Oh dear, Microsoft
There seems to be no limit to the ways in which Microsoft's licensing department can make life more difficult for users of their software.
Microsoft will officially kill its legacy free Teams app for business, Teams Free (classic), on April 12, with all chats, files and other data lost unless you switch to a paid version. News of the premium push on Microsoft's productivity app was covered by The Reg in January, but we're told some sysadmins on the free plan are …
Who cares if the free version of Teams goes away? I, like most people, use Teams on my work PC because my employer uses Office as the company "Low Productivity Software" suite. In my personal life, my need for virtual meetings is several times per week from the non-profits I volunteer for, Church & family, and that's exclusively the free version of Zoom, which at this point, is much less problematic than Teams. The basic stuff Teams is lacking makes one wonder if Zoom is what they use internally at Microsoft. (e.g. Ability to test & adjust the microphone & speakers locally w/o making "a call".) In the last three years, there have been exactly two times a virtual meeting for something personal used Teams.
What's been interesting to watch is how many of the vendors my company uses, many of which are companies that dwarf the one I work for, have moved off Teams over the last year or so. So to "meet" with them when they set up a meeting, we have to put stuff like Zoom & Webex (aurgh!) on our company PC's anyway.
I use Microsoft at work. At home, I have Linux and Open Source solutions to cover most of my personal needs. On retirement, MS will never see anything from me again.
The last bastion of Microsoft is gaming. As soon as I can game on Linux, they will be given the last boot. Not installing Win11, Win10 is my last MS OS, come what may.
Instead of clicking the profile picture you have to click the three dots next to the profile picture. Perhaps we shouldn't blame the article as MS also get the help for their own software wrong and El Reg are hopefully using something better.
“There is a theory which states that if ever anyone discovers exactly how the Teams UI works and why it is here, it will instantly disappear and be replaced by something even more bizarre and inexplicable.
There is another theory which states that this has already happened.”
I love the way the windows seamlessly blend into each other in that edgeless way so you can't see which you're on; joining a meeting with a window too small to display the join button; the Fisher price UI. Notifications that don't go away until you needlessly click on the correct window (see above) are a mere courtesy detail.
</sarcasm>
"And I absolutely love how you can't choose how to put line breaks vs. send the message in chat (shift-enter vs. plain enter vs. ctrl-enter)."
Yes, it sucks big time.

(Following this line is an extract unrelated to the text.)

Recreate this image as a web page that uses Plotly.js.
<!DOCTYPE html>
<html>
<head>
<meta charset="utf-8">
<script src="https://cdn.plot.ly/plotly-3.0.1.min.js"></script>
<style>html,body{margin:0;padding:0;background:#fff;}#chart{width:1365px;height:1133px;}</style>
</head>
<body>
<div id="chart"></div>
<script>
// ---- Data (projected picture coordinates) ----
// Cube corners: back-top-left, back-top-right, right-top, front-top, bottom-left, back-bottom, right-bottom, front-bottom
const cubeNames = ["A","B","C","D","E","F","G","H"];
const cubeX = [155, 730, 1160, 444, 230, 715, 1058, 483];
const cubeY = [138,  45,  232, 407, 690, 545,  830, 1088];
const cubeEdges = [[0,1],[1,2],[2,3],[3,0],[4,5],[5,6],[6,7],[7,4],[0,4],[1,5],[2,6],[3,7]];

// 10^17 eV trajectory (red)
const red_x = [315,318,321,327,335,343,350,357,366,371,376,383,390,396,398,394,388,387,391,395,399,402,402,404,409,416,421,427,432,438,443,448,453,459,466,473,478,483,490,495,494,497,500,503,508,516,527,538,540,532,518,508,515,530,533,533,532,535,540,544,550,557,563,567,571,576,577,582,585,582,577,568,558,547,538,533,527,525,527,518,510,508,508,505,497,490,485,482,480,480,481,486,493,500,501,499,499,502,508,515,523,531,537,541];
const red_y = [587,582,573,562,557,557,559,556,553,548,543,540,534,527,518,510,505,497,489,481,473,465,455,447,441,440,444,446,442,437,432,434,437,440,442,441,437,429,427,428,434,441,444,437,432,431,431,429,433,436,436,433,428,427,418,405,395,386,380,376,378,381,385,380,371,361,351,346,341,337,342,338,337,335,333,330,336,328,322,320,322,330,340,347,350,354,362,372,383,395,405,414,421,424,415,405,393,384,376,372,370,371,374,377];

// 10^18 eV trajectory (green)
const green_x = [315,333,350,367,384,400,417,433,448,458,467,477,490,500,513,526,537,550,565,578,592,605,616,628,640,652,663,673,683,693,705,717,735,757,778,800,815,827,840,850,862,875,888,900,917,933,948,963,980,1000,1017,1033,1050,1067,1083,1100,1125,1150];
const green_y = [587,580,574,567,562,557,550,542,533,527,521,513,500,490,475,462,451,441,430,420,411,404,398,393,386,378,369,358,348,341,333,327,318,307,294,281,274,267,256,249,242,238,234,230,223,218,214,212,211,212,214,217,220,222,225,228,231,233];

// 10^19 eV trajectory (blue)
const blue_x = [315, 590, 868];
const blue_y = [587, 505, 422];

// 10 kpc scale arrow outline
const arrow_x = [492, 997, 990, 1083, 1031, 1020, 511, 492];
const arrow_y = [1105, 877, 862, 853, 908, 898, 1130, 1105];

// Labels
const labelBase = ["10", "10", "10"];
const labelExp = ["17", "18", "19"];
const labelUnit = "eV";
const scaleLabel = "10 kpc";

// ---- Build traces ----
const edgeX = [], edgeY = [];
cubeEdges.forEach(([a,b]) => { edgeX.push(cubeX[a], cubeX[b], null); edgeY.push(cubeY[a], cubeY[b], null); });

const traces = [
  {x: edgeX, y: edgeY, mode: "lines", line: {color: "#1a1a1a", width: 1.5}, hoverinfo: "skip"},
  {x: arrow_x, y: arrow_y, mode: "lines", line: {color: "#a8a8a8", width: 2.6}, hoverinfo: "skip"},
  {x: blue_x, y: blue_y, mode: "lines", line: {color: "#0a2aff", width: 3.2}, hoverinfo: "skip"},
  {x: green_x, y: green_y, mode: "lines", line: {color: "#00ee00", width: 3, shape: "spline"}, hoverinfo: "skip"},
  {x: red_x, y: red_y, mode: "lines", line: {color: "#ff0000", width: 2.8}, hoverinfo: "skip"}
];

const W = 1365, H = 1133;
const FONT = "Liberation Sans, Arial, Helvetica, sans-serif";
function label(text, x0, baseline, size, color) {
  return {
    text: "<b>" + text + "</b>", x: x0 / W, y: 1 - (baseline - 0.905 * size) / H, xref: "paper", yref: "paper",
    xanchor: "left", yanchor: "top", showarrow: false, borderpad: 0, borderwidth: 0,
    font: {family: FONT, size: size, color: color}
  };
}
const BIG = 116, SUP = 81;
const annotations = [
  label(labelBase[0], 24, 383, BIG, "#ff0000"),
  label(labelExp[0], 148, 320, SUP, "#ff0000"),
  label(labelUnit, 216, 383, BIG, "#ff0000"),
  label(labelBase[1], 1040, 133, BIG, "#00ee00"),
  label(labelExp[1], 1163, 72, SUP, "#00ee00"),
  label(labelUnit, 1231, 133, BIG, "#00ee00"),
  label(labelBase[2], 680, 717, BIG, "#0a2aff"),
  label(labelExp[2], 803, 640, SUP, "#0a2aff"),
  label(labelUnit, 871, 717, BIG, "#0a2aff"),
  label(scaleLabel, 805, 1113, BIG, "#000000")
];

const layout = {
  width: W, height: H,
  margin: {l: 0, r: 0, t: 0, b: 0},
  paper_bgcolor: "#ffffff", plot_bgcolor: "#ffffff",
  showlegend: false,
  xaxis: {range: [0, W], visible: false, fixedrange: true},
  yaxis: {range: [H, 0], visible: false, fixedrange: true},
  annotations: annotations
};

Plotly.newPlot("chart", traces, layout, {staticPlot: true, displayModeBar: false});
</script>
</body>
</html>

Nowadays, since I'm not a one liner at all, I always switch the GUI to format-mode (bold, etc ...) so as ENTER issues a new line as ... it always was since the mid-50s, I think !

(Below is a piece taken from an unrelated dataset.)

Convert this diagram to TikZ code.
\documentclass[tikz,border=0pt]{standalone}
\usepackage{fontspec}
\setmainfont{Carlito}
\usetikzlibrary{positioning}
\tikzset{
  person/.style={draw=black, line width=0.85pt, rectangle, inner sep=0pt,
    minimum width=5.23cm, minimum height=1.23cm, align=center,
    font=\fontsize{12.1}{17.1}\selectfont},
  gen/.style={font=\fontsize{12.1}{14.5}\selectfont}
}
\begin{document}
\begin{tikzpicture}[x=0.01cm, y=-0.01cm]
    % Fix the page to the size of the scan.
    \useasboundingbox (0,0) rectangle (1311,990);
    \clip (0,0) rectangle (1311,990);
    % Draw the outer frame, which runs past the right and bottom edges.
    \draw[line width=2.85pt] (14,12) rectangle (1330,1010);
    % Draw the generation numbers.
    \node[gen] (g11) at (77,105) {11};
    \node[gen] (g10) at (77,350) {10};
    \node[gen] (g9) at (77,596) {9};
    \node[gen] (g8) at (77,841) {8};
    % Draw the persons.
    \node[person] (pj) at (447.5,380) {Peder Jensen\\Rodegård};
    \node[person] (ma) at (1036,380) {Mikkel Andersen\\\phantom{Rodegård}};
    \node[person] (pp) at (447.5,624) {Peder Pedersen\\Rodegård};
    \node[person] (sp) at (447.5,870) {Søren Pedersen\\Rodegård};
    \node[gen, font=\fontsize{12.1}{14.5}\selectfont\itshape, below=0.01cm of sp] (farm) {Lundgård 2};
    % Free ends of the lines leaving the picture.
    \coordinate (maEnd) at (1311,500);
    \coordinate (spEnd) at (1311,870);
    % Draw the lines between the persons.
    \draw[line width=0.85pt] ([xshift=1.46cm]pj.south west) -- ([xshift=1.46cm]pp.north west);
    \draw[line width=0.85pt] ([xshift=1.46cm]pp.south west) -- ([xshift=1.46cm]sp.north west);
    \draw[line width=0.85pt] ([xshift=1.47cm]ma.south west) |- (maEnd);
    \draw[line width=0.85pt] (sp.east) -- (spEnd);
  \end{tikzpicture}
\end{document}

One day, they will even remove the SPACE in teams, then ponctuation, then the consonants ...
tllfckngsckthstm (it will fucking suck, this time !)
Just use https://meet.jit.si/ - it is free and you do not need to (pretend to) read a complicated license.
You don't even need to install specialised software - a web browser supporting WebRTC is enough. That's Chrome/Chromium and other derivatives, Firefox, and Safari works quite well too.
There's also an iOS app that does WebRTC if I recall correctly, but I found it laggy compered to simply using Safari, and I prefer to keep my app count low if I can (I usually fail spectacularly in that aim and need to cull every so often :) ).
We run it inhouse, though, as the server is the point where you can see all the streams. It's not exactly hard to set up, they've done a sterling job
… didn't you read the terms and conditions? What do you mean your legal department is a lad called Colin who knows "a bit about theses things"?
The invoice for this advice will be included in your next subscription payment.
Let's hope the usual thing happens and people jump ship to another service and knock holes in the "network effect".
Never pay the ransomware to get your data back,
GDPR - right to data portability ?
Generally speaking the data should be free
(https://ico.org.uk/for-organisations/guide-to-data-protection/guide-to-the-general-data-protection-regulation-gdpr/individual-rights/right-to-data-portability/#:~:text=In%20most%20cases%20you%20cannot,is%20manifestly%20unfounded%20or%20excessive.)
Yes, I've been using computers for the best part of 40 years. I think it is no longer acceptable to expect the end user to find the bugs. That world ended when they opted for the subscription model and the drip drip of constant updates. Same for Adobe, get it right, or get out.
You could migrate to Google. But they will get bored, close it down and try something else until that gets boring.
If you import into Apple, it will be incompatible with anything else, except other Apple sucks
You could got Open Source. It will be rock solid, but the will GUI suck and you best that Dave doesn't get pissed off with all the whining end users and big corporations constantly finding obscure issues, none of whom contribute a dammed thing to help out.
I somehow ended up with two different Teams accounts associated with the same email address. One was the Free Teams business, now known as Teams Classic, and the other was Teams Personal, now known as Teams Free. On Windows 11 I have to use different apps to access them. On Mac OS, I can switch between them on the same login.
This was on an account originally set up with Office Live back in the day.